They sell their own brand (which is the cheapest and works very well), and top name brands. All quality. 

Don't even bother getting drugstore or Walmart's TTO. Waste of money.

Tip: Dab it onto each bite, wait a couple of minutes, then reapply.

Do NOT slather it on. It is too concentrated and expensive for that kind of application, not to mention inviting adverse reactions.

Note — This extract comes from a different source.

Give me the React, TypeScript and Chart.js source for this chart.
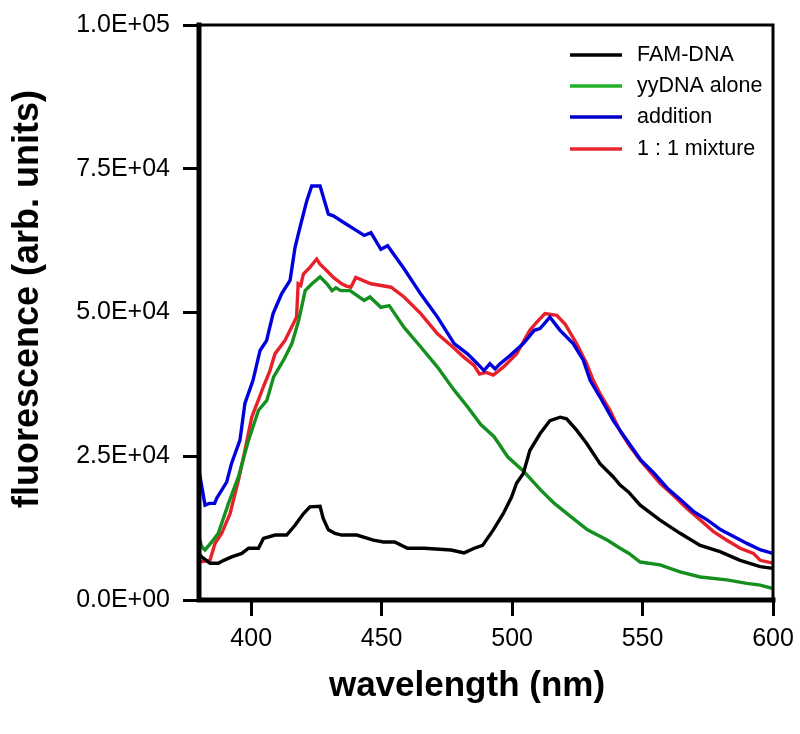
import React, { useEffect, useRef } from 'react';
import { Chart, registerables } from 'chart.js';

Chart.register(...registerables);

// ---- data (wavelength in nm, fluorescence in arb. units) ----
const famWl = [380, 381, 384.2, 387.4, 389.5, 392.5, 396.4, 399, 402.8, 404.7, 409.2, 413.6, 416.8, 420, 422.5, 426.4, 427.6, 429.6, 432.1, 434.7, 440.5, 446.8, 450.7, 455, 459.9, 466.3, 476.6, 481.6, 485.5, 488.7, 492.8, 496.6, 499.8, 501.7, 504.3, 506.8, 510.7, 514.5, 518.4, 520.9, 524.8, 528.6, 533.7, 538.8, 541.4, 544.6, 549.1, 556.7, 564.4, 572.1, 579.7, 587.4, 595.1, 600];
const famVal = [8100, 7500, 6400, 6400, 6900, 7500, 8100, 9000, 9000, 10700, 11300, 11300, 13000, 15000, 16200, 16300, 14200, 12200, 11600, 11300, 11300, 10400, 10100, 10100, 9000, 9000, 8700, 8200, 9000, 9500, 12200, 15000, 17900, 20300, 22000, 26000, 28900, 31200, 31800, 31500, 29500, 27200, 23700, 21400, 20000, 18800, 16500, 13900, 11600, 9500, 8400, 6900, 5800, 5500];

const yyWl = [380, 381, 382.3, 384.9, 387.4, 391.3, 395.1, 399, 402.8, 406, 408.6, 412.4, 415.6, 418.2, 420.7, 423.3, 426.4, 429, 431, 432.5, 434.3, 437.9, 443.3, 445.5, 449.7, 452.9, 458.6, 465, 471.4, 477.8, 482.9, 488, 493.1, 498.3, 504.6, 511, 516.2, 522.5, 528.9, 536.6, 541.4, 544.8, 549.1, 556.7, 564.4, 572.1, 582.3, 590, 595.1, 600];
const yyVal = [11000, 9300, 8700, 10100, 11600, 16800, 21400, 27800, 33000, 34700, 38800, 41700, 44600, 48600, 53800, 55000, 56200, 55000, 53800, 54300, 53800, 53800, 52100, 52700, 50900, 51200, 47400, 44000, 40500, 36500, 33600, 30500, 28400, 24900, 22300, 19100, 16800, 14500, 12200, 10400, 9000, 8100, 6600, 6100, 4900, 4000, 3500, 2900, 2600, 2000];

const addWl = [380, 382.3, 384, 386, 386.8, 390.6, 392.5, 395.7, 397.6, 400.7, 403.4, 405.9, 408.4, 411.7, 414.9, 416.8, 418.7, 421.3, 423.2, 426.4, 429.6, 431.5, 435.3, 439.5, 443.3, 445.9, 449.7, 452.3, 458.6, 465, 471.4, 477.8, 482.9, 486.7, 489.2, 491.5, 493.5, 495.4, 499.2, 504.3, 508.5, 510.7, 514.5, 518.4, 523.4, 527.3, 529.9, 533.7, 538.8, 542.7, 549.4, 554.5, 559.6, 564.7, 569.8, 574.9, 580, 585.1, 590.2, 595.3, 600];
const addVal = [22500, 16500, 16800, 16800, 17700, 20500, 23800, 27800, 34200, 38200, 43400, 45100, 49800, 53300, 55600, 61300, 64800, 69400, 72000, 72000, 67100, 66800, 65700, 64500, 63400, 63900, 61000, 61600, 57600, 53200, 49200, 44600, 42800, 41100, 39900, 41100, 40200, 41100, 42500, 44600, 46900, 47200, 49200, 46900, 44600, 41700, 38200, 35300, 31200, 28600, 24300, 22000, 19400, 17400, 15300, 13900, 12200, 11000, 9800, 8700, 8100];

const mixWl = [380, 384.2, 386.1, 388.7, 391.9, 395.1, 397.6, 400.2, 402.7, 404.6, 407.2, 409.1, 412.9, 416.1, 417.4, 418, 419, 420, 422.6, 425.1, 426.4, 428.9, 431.5, 434.7, 436.5, 438.2, 440.1, 445.9, 453.6, 458.6, 465, 471.4, 476.5, 481.6, 485.4, 487.5, 490, 492.8, 496.6, 501.7, 506.8, 509.4, 512.6, 517.1, 520.3, 524.7, 528.6, 531.1, 533.7, 537.5, 541.4, 545, 549.1, 556.7, 561.8, 567, 572.1, 577.2, 582.3, 587.4, 592.5, 595.1, 600];
const mixVal = [6600, 6900, 9800, 11600, 15000, 20800, 26000, 31800, 34700, 37000, 39900, 42800, 45100, 48000, 49200, 55000, 54700, 56700, 57900, 59300, 58400, 57300, 56100, 55000, 54600, 54400, 56100, 55000, 54400, 52700, 49800, 46300, 44300, 42200, 40800, 39300, 39600, 39100, 40500, 42800, 46900, 48300, 49800, 49500, 48000, 44600, 41100, 38200, 35900, 33000, 29400, 26800, 24300, 20300, 18200, 15900, 13900, 11900, 10400, 9000, 8100, 6900, 6400];

const seriesNames = ['FAM-DNA', 'yyDNA alone', 'addition', '1 : 1 mixture'];
const seriesColors = ['#000000', '#15901f', '#0000dd', '#e8202a'];
const legendColors = ['#000000', '#22b02a', '#0000cc', '#e8262e'];

const xTicks = [400, 450, 500, 550, 600];
const yTicks = [0, 25000, 50000, 75000, 100000];
const yTickLabels = ['0.0E+00', '2.5E+04', '5.0E+04', '7.5E+04', '1.0E+05'];

const xTitle = 'wavelength (nm)';
const yTitle = 'fluorescence (arb. units)';

const FONT = '"Liberation Sans", Arial, Helvetica, sans-serif';

const toPoints = (xs: number[], ys: number[]) => xs.map((x, i) => ({ x, y: ys[i] }));

const decorPlugin = {
  id: 'decor',
  afterDatasetsDraw(chart: any) {
    const { ctx, chartArea } = chart;
    const { left, right, top, bottom } = chartArea;
    ctx.save();
    ctx.strokeStyle = '#000';
    ctx.lineCap = 'square';
    ctx.lineWidth = 3;
    ctx.beginPath();
    ctx.moveTo(left, top);
    ctx.lineTo(right, top);
    ctx.lineTo(right, bottom);
    ctx.stroke();
    ctx.lineWidth = 5;
    ctx.beginPath();
    ctx.moveTo(left, top);
    ctx.lineTo(left, bottom);
    ctx.lineTo(right, bottom);
    ctx.stroke();
    ctx.restore();
  },
  afterDraw(chart: any) {
    const { ctx } = chart;
    ctx.save();
    const legendY = [55, 86, 117, 149];
    ctx.font = `21.5px ${FONT}`;
    ctx.textAlign = 'left';
    ctx.textBaseline = 'middle';
    seriesNames.forEach((name, i) => {
      ctx.strokeStyle = legendColors[i];
      ctx.lineWidth = 3.5;
      ctx.beginPath();
      ctx.moveTo(570, legendY[i]);
      ctx.lineTo(622, legendY[i]);
      ctx.stroke();
      ctx.fillStyle = '#000';
      ctx.fillText(name, 637, legendY[i]);
    });
    ctx.fillStyle = '#000';
    ctx.font = `bold 35px ${FONT}`;
    ctx.textAlign = 'center';
    ctx.textBaseline = 'middle';
    ctx.fillText(xTitle, 467, 686);
    ctx.font = `bold 36px ${FONT}`;
    ctx.translate(28, 299);
    ctx.rotate(-Math.PI / 2);
    ctx.fillText(yTitle, 0, 0);
    ctx.restore();
  },
};

export default function App() {
  const canvasRef = useRef<HTMLCanvasElement | null>(null);

  useEffect(() => {
    if (!canvasRef.current) return;
    const datasets = [
      toPoints(famWl, famVal),
      toPoints(yyWl, yyVal),
      toPoints(addWl, addVal),
      toPoints(mixWl, mixVal),
    ].map((data, i) => ({
      label: seriesNames[i],
      data,
      borderColor: seriesColors[i],
      backgroundColor: seriesColors[i],
      borderWidth: 3.4,
      pointRadius: 0,
      tension: 0,
      fill: false,
    }));
    const chart = new Chart(canvasRef.current, {
      type: 'line',
      data: { datasets },
      options: {
        animation: false,
        responsive: false,
        maintainAspectRatio: false,
        layout: { padding: { top: 25, right: 27, left: 0, bottom: 0 } },
        plugins: { legend: { display: false }, tooltip: { enabled: false } },
        scales: {
          x: {
            type: 'linear',
            min: 380,
            max: 600,
            afterFit: (s: any) => { s.height = 134; s.paddingRight = 0; s.paddingLeft = 0; },
            afterBuildTicks: (s: any) => { s.ticks = xTicks.map((v) => ({ value: v })); },
            grid: { drawOnChartArea: false, drawTicks: true, tickLength: 16, tickWidth: 3, tickColor: '#000' },
            border: { display: false },
            ticks: {
              color: '#000',
              padding: 8,
              maxRotation: 0,
              font: { family: FONT, size: 25 },
              callback: (v: any) => String(v),
            },
          },
          y: {
            type: 'linear',
            min: 0,
            max: 100000,
            afterFit: (s: any) => { s.width = 199; s.paddingTop = 0; s.paddingBottom = 0; },
            afterBuildTicks: (s: any) => { s.ticks = yTicks.map((v) => ({ value: v })); },
            grid: { drawOnChartArea: false, drawTicks: true, tickLength: 16, tickWidth: 3, tickColor: '#000' },
            border: { display: false },
            ticks: {
              color: '#000',
              padding: 13,
              font: { family: FONT, size: 25 },
              callback: (v: any) => {
                const idx = yTicks.indexOf(Number(v));
                return idx >= 0 ? yTickLabels[idx] : '';
              },
            },
          },
        },
      },
      plugins: [decorPlugin],
    });
    return () => chart.destroy();
  }, []);

  return (
    <div style={{ position: 'fixed', left: 0, top: 0, width: 800, height: 734, background: '#fff' }}>
      <canvas ref={canvasRef} width={800} height={734} style={{ width: 800, height: 734 }} />
    </div>
  );
}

I have not found anything on earth that even comes close to relief like this, which lasts for several hours, more or less.



.


----------



## fishhead (Jul 19, 2006)

CajunSunshine said:


> The very best thing I have ever used for relieving the swelling and itching from chigger and tick bites (even bee/hornet/wasp stings!) is a good quality Tea Tree Oil.
> 
> The best price and quality of TTO I have found came from here: www.swansonvitamins.com
> 
> ...


Be sure to keep it out of reach of dogs and probably cats. It's lethal to dogs for sure.


----------



## diamondtim (Jun 10, 2005)

GREENCOUNTYPETE said:


> the ounce of prevention , permethrin http://www.amazon.com/Sawyer-Products-Permethrin-Clothing-Repellent/product-reviews/B001ANQVYU is a poison that doesn't effect humans because our skin doesn't absorb it but it is deadly to insects for 6 weeks or 6 washings on cloths , tents , fabric , it is a treatment that you put on the cloth and not your skin once it is dry it has almost no smell
> 
> and unlike deet it doesn't melt plastic and damage tents


I used permethrin concentrate that I bought from the local farm supply store when I went to the Amazon Rain Forest 18 months ago. I sprayed my clothes, bedding and luggage. Two mosquito bites total.:clap: This stuff is wonderful.


----------



## JoePa (Mar 14, 2013)

Yes Permethrin is the answer - I have been using it for a couple years now - mainly for deer ticks - it is toxic to cats but only when it is wet - I spray the clothes that I wear into the woods or fields -


----------